### Exercise details
Go through the listing below and list every line with "this".

### Data for the task
++++++++++

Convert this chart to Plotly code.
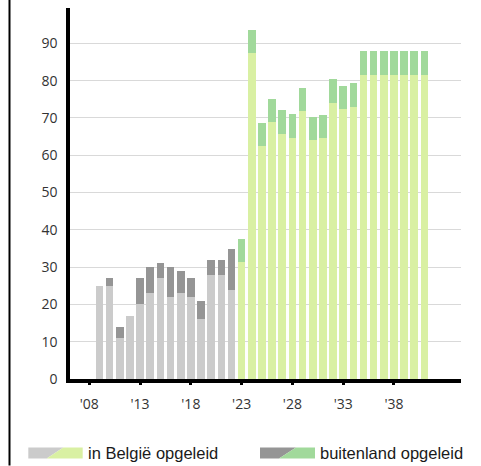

++++++++++

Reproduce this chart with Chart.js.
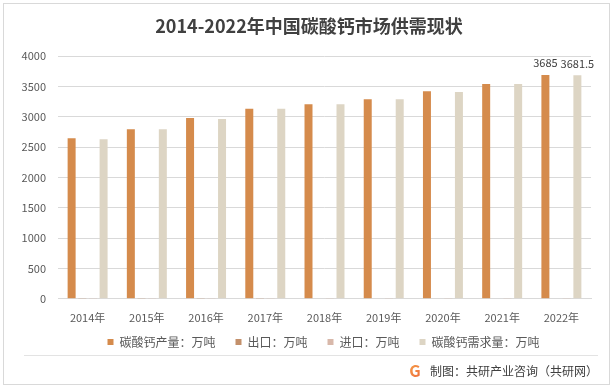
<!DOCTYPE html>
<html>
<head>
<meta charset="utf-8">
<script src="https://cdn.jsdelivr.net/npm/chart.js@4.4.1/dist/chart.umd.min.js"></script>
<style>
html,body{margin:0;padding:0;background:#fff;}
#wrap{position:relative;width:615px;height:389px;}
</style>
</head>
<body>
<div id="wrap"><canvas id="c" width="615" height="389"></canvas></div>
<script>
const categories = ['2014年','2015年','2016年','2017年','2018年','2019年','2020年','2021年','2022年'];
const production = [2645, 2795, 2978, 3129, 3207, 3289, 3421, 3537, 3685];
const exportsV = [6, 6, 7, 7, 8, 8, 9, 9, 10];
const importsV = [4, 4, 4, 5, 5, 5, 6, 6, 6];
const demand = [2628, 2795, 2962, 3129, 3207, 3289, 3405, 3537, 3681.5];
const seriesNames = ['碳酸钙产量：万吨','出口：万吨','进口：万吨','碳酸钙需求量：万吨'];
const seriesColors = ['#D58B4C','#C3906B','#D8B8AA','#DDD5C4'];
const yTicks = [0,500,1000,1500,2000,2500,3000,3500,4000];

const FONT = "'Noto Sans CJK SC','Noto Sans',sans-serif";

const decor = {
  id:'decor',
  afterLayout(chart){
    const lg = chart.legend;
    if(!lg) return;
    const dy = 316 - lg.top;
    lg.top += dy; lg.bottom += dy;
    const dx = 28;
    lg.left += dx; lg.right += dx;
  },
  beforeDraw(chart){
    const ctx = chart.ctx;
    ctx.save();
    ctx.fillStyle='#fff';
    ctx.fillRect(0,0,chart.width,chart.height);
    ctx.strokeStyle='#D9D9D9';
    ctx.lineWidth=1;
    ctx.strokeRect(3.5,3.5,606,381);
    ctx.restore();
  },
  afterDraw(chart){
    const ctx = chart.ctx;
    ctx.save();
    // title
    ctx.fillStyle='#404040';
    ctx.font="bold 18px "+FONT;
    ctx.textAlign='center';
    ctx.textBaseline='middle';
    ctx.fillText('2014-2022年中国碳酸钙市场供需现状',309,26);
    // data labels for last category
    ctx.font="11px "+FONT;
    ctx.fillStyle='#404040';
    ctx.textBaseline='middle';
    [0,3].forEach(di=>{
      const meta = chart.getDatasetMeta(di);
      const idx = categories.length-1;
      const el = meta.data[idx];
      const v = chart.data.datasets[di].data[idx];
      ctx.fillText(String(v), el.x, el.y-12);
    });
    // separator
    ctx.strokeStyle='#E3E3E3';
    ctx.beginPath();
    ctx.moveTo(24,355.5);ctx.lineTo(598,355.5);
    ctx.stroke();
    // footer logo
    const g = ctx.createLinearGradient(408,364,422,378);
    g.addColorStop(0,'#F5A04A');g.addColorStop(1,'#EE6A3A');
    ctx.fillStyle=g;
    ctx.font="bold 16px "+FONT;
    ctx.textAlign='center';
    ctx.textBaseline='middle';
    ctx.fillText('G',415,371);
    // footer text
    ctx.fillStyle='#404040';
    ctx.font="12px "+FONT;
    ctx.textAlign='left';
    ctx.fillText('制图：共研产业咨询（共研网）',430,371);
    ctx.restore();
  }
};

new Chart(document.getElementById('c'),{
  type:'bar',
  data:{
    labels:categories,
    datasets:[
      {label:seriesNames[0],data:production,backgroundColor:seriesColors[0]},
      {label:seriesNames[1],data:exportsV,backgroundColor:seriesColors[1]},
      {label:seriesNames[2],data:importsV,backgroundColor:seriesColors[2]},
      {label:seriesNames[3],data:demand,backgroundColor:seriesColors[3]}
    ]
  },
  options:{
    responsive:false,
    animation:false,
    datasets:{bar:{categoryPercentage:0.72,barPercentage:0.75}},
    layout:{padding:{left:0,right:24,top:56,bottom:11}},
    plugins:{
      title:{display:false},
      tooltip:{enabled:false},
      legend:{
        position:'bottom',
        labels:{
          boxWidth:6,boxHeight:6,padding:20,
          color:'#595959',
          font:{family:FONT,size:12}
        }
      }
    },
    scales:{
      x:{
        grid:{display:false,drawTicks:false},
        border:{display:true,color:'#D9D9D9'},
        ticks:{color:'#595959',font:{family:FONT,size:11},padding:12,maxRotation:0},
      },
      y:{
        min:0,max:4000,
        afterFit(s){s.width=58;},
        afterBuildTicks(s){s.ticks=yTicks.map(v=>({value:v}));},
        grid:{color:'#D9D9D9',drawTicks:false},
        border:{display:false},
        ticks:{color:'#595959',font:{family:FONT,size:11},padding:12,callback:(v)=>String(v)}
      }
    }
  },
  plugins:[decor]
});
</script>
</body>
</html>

++++++++++

### Answer
Convert this chart to Plotly code.
Reproduce this chart with Chart.js.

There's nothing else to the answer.